WHAT YOU HAVE TO DO:
Repeat what the lines below say, word for word, and skip every image.

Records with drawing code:
**********

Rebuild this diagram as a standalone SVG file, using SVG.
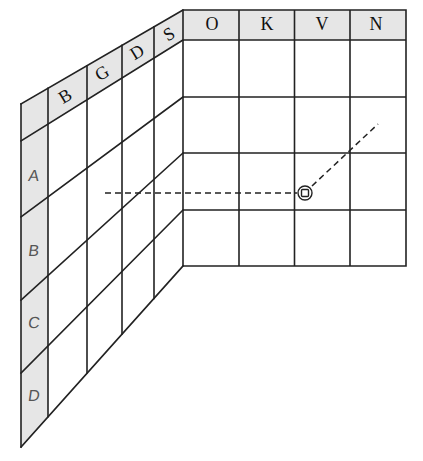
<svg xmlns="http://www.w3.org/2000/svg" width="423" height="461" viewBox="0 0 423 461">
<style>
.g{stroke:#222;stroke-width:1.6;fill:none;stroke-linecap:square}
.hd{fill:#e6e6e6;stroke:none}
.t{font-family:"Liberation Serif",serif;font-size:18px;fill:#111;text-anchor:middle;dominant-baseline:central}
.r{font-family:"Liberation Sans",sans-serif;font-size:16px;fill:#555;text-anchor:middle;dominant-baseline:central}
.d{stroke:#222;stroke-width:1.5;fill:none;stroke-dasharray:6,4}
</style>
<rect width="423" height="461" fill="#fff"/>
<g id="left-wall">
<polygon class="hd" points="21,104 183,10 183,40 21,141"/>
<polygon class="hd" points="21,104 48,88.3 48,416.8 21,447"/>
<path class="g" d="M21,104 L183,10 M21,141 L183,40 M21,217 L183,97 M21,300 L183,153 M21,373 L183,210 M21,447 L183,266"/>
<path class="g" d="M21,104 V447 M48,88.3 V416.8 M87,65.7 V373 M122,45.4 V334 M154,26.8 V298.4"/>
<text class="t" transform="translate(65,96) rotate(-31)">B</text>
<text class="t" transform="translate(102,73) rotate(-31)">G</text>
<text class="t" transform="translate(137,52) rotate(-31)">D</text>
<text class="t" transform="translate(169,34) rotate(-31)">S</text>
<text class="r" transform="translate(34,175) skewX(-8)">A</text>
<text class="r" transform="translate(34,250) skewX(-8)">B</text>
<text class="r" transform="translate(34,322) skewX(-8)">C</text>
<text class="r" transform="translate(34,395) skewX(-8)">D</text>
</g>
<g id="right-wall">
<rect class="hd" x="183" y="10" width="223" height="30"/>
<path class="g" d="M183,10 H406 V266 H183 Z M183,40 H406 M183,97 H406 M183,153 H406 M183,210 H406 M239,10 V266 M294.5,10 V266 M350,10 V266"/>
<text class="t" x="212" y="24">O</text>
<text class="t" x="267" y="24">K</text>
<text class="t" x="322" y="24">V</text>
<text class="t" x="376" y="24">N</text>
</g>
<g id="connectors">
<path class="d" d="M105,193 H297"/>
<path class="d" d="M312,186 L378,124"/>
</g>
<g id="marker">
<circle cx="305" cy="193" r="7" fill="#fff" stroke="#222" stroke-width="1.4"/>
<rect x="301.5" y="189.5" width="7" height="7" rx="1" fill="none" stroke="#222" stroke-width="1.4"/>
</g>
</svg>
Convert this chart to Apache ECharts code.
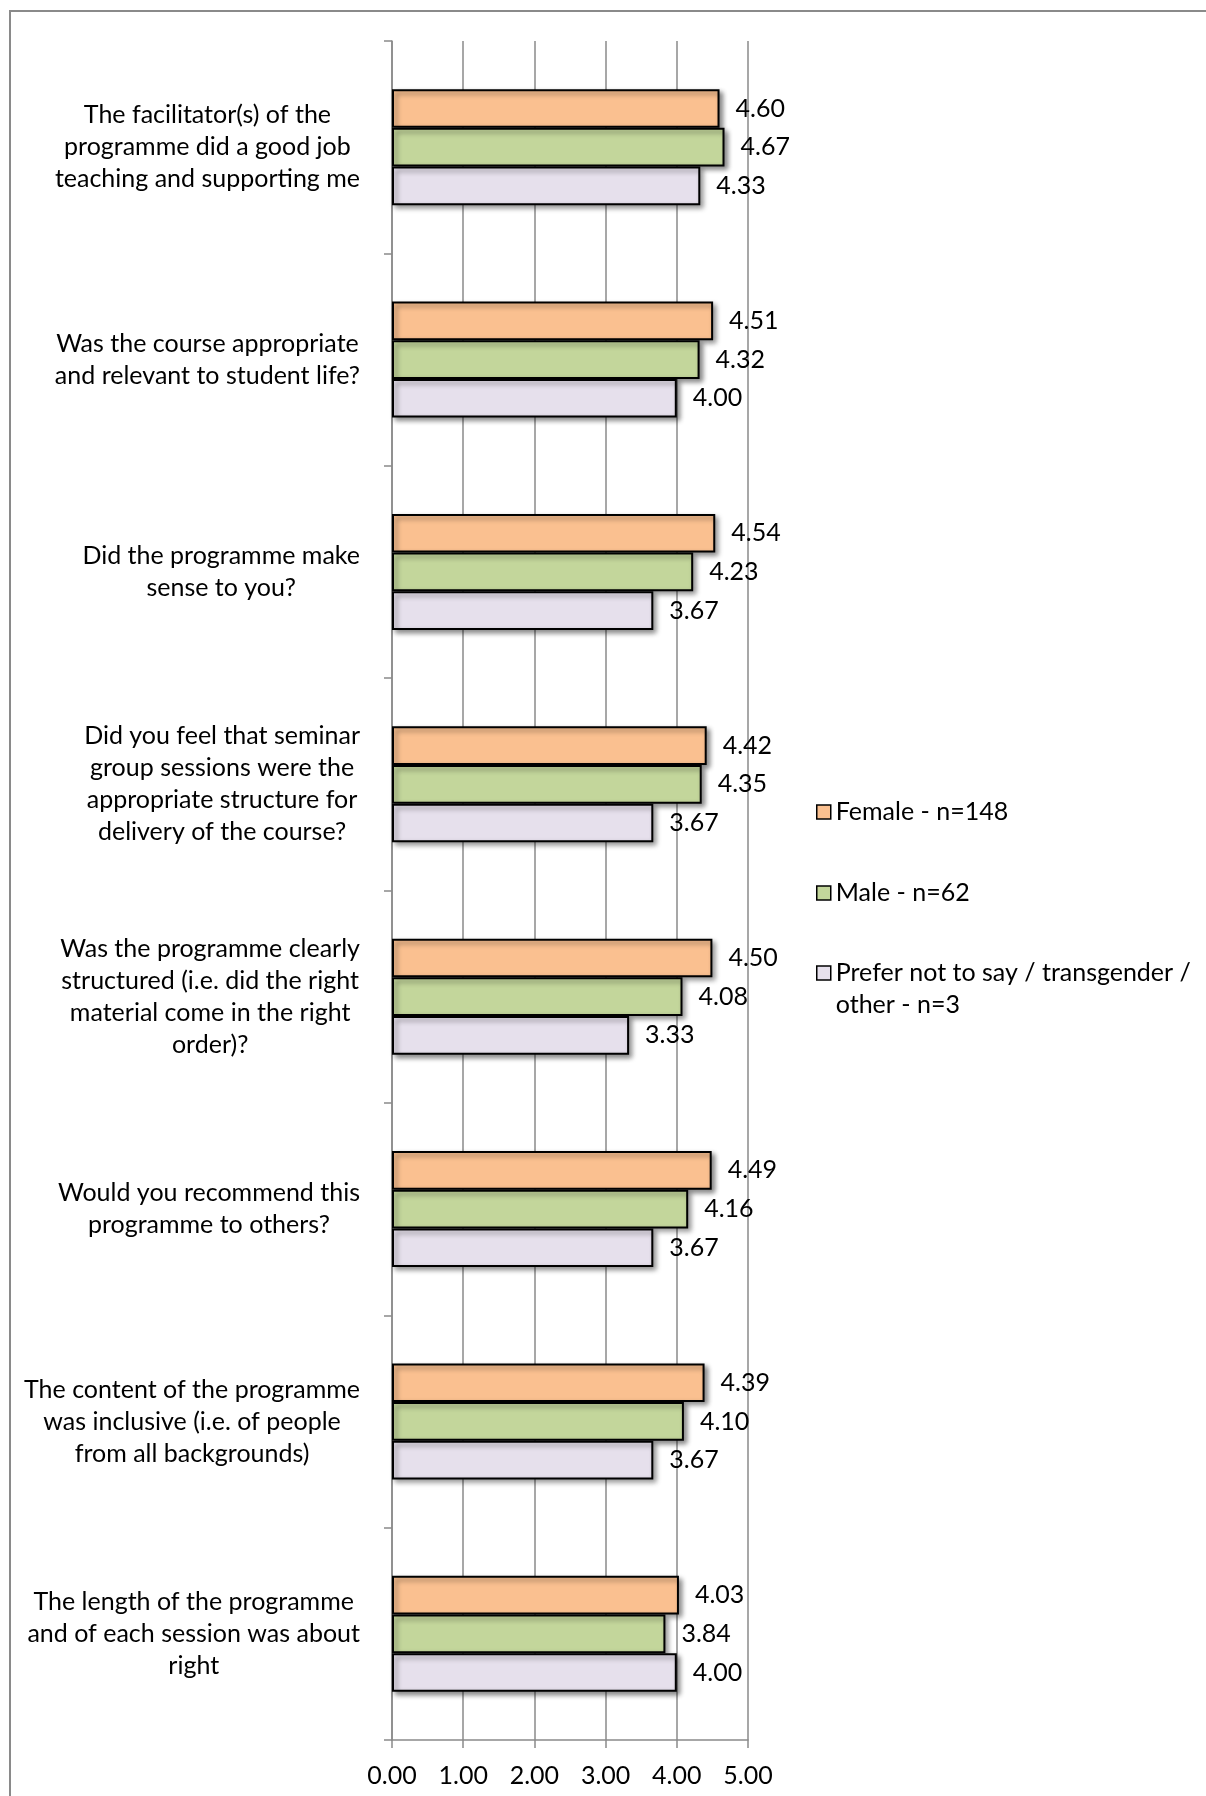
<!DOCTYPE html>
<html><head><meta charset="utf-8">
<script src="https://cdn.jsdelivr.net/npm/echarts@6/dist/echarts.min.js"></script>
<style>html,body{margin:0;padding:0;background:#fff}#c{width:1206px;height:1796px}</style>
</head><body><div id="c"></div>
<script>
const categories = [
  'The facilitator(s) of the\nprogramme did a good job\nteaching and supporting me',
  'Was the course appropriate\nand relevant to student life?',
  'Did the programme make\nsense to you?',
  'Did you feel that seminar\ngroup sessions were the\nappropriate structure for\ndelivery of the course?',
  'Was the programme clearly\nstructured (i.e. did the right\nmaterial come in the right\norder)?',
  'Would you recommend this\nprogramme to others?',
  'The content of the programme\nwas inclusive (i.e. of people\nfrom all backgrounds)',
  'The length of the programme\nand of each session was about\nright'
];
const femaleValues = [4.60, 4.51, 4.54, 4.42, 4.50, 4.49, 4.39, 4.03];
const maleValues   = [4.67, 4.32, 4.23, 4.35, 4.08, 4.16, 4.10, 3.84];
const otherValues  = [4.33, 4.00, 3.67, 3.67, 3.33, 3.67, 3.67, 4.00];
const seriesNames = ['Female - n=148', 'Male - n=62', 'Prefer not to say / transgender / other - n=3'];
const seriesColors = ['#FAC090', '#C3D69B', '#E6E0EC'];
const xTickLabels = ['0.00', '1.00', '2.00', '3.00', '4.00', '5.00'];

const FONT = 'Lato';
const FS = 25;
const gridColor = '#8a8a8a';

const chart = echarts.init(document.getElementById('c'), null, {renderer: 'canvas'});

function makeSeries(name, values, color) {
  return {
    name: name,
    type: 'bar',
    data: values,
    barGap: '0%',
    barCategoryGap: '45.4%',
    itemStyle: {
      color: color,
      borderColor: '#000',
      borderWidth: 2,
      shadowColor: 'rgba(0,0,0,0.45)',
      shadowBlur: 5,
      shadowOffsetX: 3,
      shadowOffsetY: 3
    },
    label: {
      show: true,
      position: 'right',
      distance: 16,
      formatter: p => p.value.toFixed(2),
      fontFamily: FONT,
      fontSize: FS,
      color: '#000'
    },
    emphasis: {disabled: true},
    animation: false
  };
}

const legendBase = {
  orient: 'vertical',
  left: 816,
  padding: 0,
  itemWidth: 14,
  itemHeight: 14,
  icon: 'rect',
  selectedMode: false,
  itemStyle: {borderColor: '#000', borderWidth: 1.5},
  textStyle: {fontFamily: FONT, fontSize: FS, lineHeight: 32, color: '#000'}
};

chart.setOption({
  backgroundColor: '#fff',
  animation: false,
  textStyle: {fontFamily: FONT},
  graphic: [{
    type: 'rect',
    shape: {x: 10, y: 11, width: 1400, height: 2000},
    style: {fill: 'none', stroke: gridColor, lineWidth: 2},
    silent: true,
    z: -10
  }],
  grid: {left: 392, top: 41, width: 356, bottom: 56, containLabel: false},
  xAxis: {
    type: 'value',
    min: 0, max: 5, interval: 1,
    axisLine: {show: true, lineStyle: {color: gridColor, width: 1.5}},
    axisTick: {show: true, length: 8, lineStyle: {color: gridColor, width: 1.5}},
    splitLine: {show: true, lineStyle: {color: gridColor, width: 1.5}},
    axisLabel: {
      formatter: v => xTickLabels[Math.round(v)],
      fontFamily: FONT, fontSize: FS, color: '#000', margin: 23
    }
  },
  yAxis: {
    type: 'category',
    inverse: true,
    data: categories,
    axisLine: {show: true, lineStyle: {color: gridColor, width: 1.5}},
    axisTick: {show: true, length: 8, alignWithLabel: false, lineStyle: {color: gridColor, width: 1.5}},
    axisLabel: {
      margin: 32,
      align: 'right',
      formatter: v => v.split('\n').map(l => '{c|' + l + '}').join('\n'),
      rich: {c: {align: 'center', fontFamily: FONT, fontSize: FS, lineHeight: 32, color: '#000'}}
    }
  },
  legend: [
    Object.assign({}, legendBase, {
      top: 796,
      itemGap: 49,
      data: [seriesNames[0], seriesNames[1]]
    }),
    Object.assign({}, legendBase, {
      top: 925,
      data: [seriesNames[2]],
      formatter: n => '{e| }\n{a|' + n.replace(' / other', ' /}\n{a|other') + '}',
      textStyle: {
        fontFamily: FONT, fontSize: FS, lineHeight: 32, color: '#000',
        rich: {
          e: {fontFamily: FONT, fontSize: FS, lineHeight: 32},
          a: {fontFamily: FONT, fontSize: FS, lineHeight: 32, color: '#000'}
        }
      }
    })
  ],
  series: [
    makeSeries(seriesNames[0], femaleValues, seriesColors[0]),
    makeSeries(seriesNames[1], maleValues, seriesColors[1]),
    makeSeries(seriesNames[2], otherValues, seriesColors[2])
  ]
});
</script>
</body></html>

**********

ANSWER IN FULL:
Rebuild this diagram as a standalone SVG file, using SVG.
<svg xmlns="http://www.w3.org/2000/svg" width="423" height="461" viewBox="0 0 423 461">
<style>
.g{stroke:#222;stroke-width:1.6;fill:none;stroke-linecap:square}
.hd{fill:#e6e6e6;stroke:none}
.t{font-family:"Liberation Serif",serif;font-size:18px;fill:#111;text-anchor:middle;dominant-baseline:central}
.r{font-family:"Liberation Sans",sans-serif;font-size:16px;fill:#555;text-anchor:middle;dominant-baseline:central}
.d{stroke:#222;stroke-width:1.5;fill:none;stroke-dasharray:6,4}
</style>
<rect width="423" height="461" fill="#fff"/>
<g id="left-wall">
<polygon class="hd" points="21,104 183,10 183,40 21,141"/>
<polygon class="hd" points="21,104 48,88.3 48,416.8 21,447"/>
<path class="g" d="M21,104 L183,10 M21,141 L183,40 M21,217 L183,97 M21,300 L183,153 M21,373 L183,210 M21,447 L183,266"/>
<path class="g" d="M21,104 V447 M48,88.3 V416.8 M87,65.7 V373 M122,45.4 V334 M154,26.8 V298.4"/>
<text class="t" transform="translate(65,96) rotate(-31)">B</text>
<text class="t" transform="translate(102,73) rotate(-31)">G</text>
<text class="t" transform="translate(137,52) rotate(-31)">D</text>
<text class="t" transform="translate(169,34) rotate(-31)">S</text>
<text class="r" transform="translate(34,175) skewX(-8)">A</text>
<text class="r" transform="translate(34,250) skewX(-8)">B</text>
<text class="r" transform="translate(34,322) skewX(-8)">C</text>
<text class="r" transform="translate(34,395) skewX(-8)">D</text>
</g>
<g id="right-wall">
<rect class="hd" x="183" y="10" width="223" height="30"/>
<path class="g" d="M183,10 H406 V266 H183 Z M183,40 H406 M183,97 H406 M183,153 H406 M183,210 H406 M239,10 V266 M294.5,10 V266 M350,10 V266"/>
<text class="t" x="212" y="24">O</text>
<text class="t" x="267" y="24">K</text>
<text class="t" x="322" y="24">V</text>
<text class="t" x="376" y="24">N</text>
</g>
<g id="connectors">
<path class="d" d="M105,193 H297"/>
<path class="d" d="M312,186 L378,124"/>
</g>
<g id="marker">
<circle cx="305" cy="193" r="7" fill="#fff" stroke="#222" stroke-width="1.4"/>
<rect x="301.5" y="189.5" width="7" height="7" rx="1" fill="none" stroke="#222" stroke-width="1.4"/>
</g>
</svg>
Convert this chart to Apache ECharts code.
<!DOCTYPE html>
<html><head><meta charset="utf-8">
<script src="https://cdn.jsdelivr.net/npm/echarts@6/dist/echarts.min.js"></script>
<style>html,body{margin:0;padding:0;background:#fff}#c{width:1206px;height:1796px}</style>
</head><body><div id="c"></div>
<script>
const categories = [
  'The facilitator(s) of the\nprogramme did a good job\nteaching and supporting me',
  'Was the course appropriate\nand relevant to student life?',
  'Did the programme make\nsense to you?',
  'Did you feel that seminar\ngroup sessions were the\nappropriate structure for\ndelivery of the course?',
  'Was the programme clearly\nstructured (i.e. did the right\nmaterial come in the right\norder)?',
  'Would you recommend this\nprogramme to others?',
  'The content of the programme\nwas inclusive (i.e. of people\nfrom all backgrounds)',
  'The length of the programme\nand of each session was about\nright'
];
const femaleValues = [4.60, 4.51, 4.54, 4.42, 4.50, 4.49, 4.39, 4.03];
const maleValues   = [4.67, 4.32, 4.23, 4.35, 4.08, 4.16, 4.10, 3.84];
const otherValues  = [4.33, 4.00, 3.67, 3.67, 3.33, 3.67, 3.67, 4.00];
const seriesNames = ['Female - n=148', 'Male - n=62', 'Prefer not to say / transgender / other - n=3'];
const seriesColors = ['#FAC090', '#C3D69B', '#E6E0EC'];
const xTickLabels = ['0.00', '1.00', '2.00', '3.00', '4.00', '5.00'];

const FONT = 'Lato';
const FS = 25;
const gridColor = '#8a8a8a';

const chart = echarts.init(document.getElementById('c'), null, {renderer: 'canvas'});

function makeSeries(name, values, color) {
  return {
    name: name,
    type: 'bar',
    data: values,
    barGap: '0%',
    barCategoryGap: '45.4%',
    itemStyle: {
      color: color,
      borderColor: '#000',
      borderWidth: 2,
      shadowColor: 'rgba(0,0,0,0.45)',
      shadowBlur: 5,
      shadowOffsetX: 3,
      shadowOffsetY: 3
    },
    label: {
      show: true,
      position: 'right',
      distance: 16,
      formatter: p => p.value.toFixed(2),
      fontFamily: FONT,
      fontSize: FS,
      color: '#000'
    },
    emphasis: {disabled: true},
    animation: false
  };
}

const legendBase = {
  orient: 'vertical',
  left: 816,
  padding: 0,
  itemWidth: 14,
  itemHeight: 14,
  icon: 'rect',
  selectedMode: false,
  itemStyle: {borderColor: '#000', borderWidth: 1.5},
  textStyle: {fontFamily: FONT, fontSize: FS, lineHeight: 32, color: '#000'}
};

chart.setOption({
  backgroundColor: '#fff',
  animation: false,
  textStyle: {fontFamily: FONT},
  graphic: [{
    type: 'rect',
    shape: {x: 10, y: 11, width: 1400, height: 2000},
    style: {fill: 'none', stroke: gridColor, lineWidth: 2},
    silent: true,
    z: -10
  }],
  grid: {left: 392, top: 41, width: 356, bottom: 56, containLabel: false},
  xAxis: {
    type: 'value',
    min: 0, max: 5, interval: 1,
    axisLine: {show: true, lineStyle: {color: gridColor, width: 1.5}},
    axisTick: {show: true, length: 8, lineStyle: {color: gridColor, width: 1.5}},
    splitLine: {show: true, lineStyle: {color: gridColor, width: 1.5}},
    axisLabel: {
      formatter: v => xTickLabels[Math.round(v)],
      fontFamily: FONT, fontSize: FS, color: '#000', margin: 23
    }
  },
  yAxis: {
    type: 'category',
    inverse: true,
    data: categories,
    axisLine: {show: true, lineStyle: {color: gridColor, width: 1.5}},
    axisTick: {show: true, length: 8, alignWithLabel: false, lineStyle: {color: gridColor, width: 1.5}},
    axisLabel: {
      margin: 32,
      align: 'right',
      formatter: v => v.split('\n').map(l => '{c|' + l + '}').join('\n'),
      rich: {c: {align: 'center', fontFamily: FONT, fontSize: FS, lineHeight: 32, color: '#000'}}
    }
  },
  legend: [
    Object.assign({}, legendBase, {
      top: 796,
      itemGap: 49,
      data: [seriesNames[0], seriesNames[1]]
    }),
    Object.assign({}, legendBase, {
      top: 925,
      data: [seriesNames[2]],
      formatter: n => '{e| }\n{a|' + n.replace(' / other', ' /}\n{a|other') + '}',
      textStyle: {
        fontFamily: FONT, fontSize: FS, lineHeight: 32, color: '#000',
        rich: {
          e: {fontFamily: FONT, fontSize: FS, lineHeight: 32},
          a: {fontFamily: FONT, fontSize: FS, lineHeight: 32, color: '#000'}
        }
      }
    })
  ],
  series: [
    makeSeries(seriesNames[0], femaleValues, seriesColors[0]),
    makeSeries(seriesNames[1], maleValues, seriesColors[1]),
    makeSeries(seriesNames[2], otherValues, seriesColors[2])
  ]
});
</script>
</body></html>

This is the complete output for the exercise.